Below is a listing to write out in full, exactly as given, without its pictures.

--- start of GIVEN MATERIAL ---

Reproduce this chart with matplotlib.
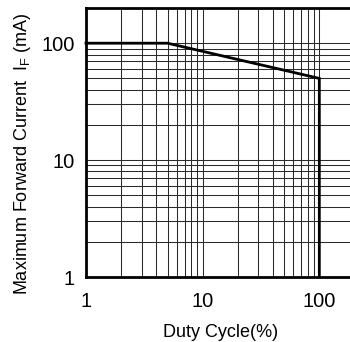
import numpy as np
from matplotlib.pyplot import *

#########################################
#DATA
#########################################
duty=[1,5,100,100]
current=[100,100,50,1]

xticks_major=[1,10,100]
yticks_major=[1,10,100]
xtick_labels=["1","10","100"]
ytick_labels=["1","10","100"]
grid_minor=[2,3,4,5,6,7,8,9,20,30,40,50,60,70,80,90]

#########################################
#FIGURE
#########################################
rcParams['font.family']=['Liberation Sans','DejaVu Sans']
rcParams['mathtext.fontset']='custom'
rcParams['mathtext.rm']='Liberation Sans'

fig=figure(figsize=(3.5,3.42),dpi=100)
ax=fig.add_axes([0.2457,0.19,0.767,0.7866])
ax.set_xscale('log')
ax.set_yscale('log')
ax.set_xlim(1,200)
ax.set_ylim(1,200)

#########################################
#GRID
#########################################
ax.set_xticks(xticks_major)
ax.set_xticklabels(xtick_labels)
ax.set_yticks(yticks_major)
ax.set_yticklabels(ytick_labels)
ax.set_xticks(grid_minor,minor=True)
ax.set_yticks(grid_minor,minor=True)
ax.tick_params(which='both',length=0)
ax.tick_params(axis='x',which='minor',labelbottom=False)
ax.tick_params(axis='y',which='minor',labelleft=False)
ax.tick_params(axis='x',pad=11,labelsize=14.5)
ax.tick_params(axis='y',pad=8,labelsize=14.5)
ax.grid(which='both',color='#2a2a2a',linewidth=0.75)
ax.set_axisbelow(True)

for side in ['left','bottom','top']:
    ax.spines[side].set_linewidth(2.0)
ax.spines['right'].set_visible(False)

#########################################
#CURVE
#########################################
ax.plot(duty,current,color='k',linewidth=2.0,solid_joinstyle='miter',clip_on=False)

#########################################
#LABELS
#########################################
ax.set_xlabel("Duty Cycle(%)",fontsize=13,labelpad=9)
ax.set_ylabel(r"Maximum Forward Current  I$_{\mathregular{F}}$ (mA)",fontsize=13)
ax.yaxis.set_label_coords(-0.196,0.459)

savefig("out.png",dpi=100)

--- end of GIVEN MATERIAL ---

_EXERCISE ANSWER_
Reproduce this chart with matplotlib.
import numpy as np
from matplotlib.pyplot import *

#########################################
#DATA
#########################################
duty=[1,5,100,100]
current=[100,100,50,1]

xticks_major=[1,10,100]
yticks_major=[1,10,100]
xtick_labels=["1","10","100"]
ytick_labels=["1","10","100"]
grid_minor=[2,3,4,5,6,7,8,9,20,30,40,50,60,70,80,90]

#########################################
#FIGURE
#########################################
rcParams['font.family']=['Liberation Sans','DejaVu Sans']
rcParams['mathtext.fontset']='custom'
rcParams['mathtext.rm']='Liberation Sans'

fig=figure(figsize=(3.5,3.42),dpi=100)
ax=fig.add_axes([0.2457,0.19,0.767,0.7866])
ax.set_xscale('log')
ax.set_yscale('log')
ax.set_xlim(1,200)
ax.set_ylim(1,200)

#########################################
#GRID
#########################################
ax.set_xticks(xticks_major)
ax.set_xticklabels(xtick_labels)
ax.set_yticks(yticks_major)
ax.set_yticklabels(ytick_labels)
ax.set_xticks(grid_minor,minor=True)
ax.set_yticks(grid_minor,minor=True)
ax.tick_params(which='both',length=0)
ax.tick_params(axis='x',which='minor',labelbottom=False)
ax.tick_params(axis='y',which='minor',labelleft=False)
ax.tick_params(axis='x',pad=11,labelsize=14.5)
ax.tick_params(axis='y',pad=8,labelsize=14.5)
ax.grid(which='both',color='#2a2a2a',linewidth=0.75)
ax.set_axisbelow(True)

for side in ['left','bottom','top']:
    ax.spines[side].set_linewidth(2.0)
ax.spines['right'].set_visible(False)

#########################################
#CURVE
#########################################
ax.plot(duty,current,color='k',linewidth=2.0,solid_joinstyle='miter',clip_on=False)

#########################################
#LABELS
#########################################
ax.set_xlabel("Duty Cycle(%)",fontsize=13,labelpad=9)
ax.set_ylabel(r"Maximum Forward Current  I$_{\mathregular{F}}$ (mA)",fontsize=13)
ax.yaxis.set_label_coords(-0.196,0.459)

savefig("out.png",dpi=100)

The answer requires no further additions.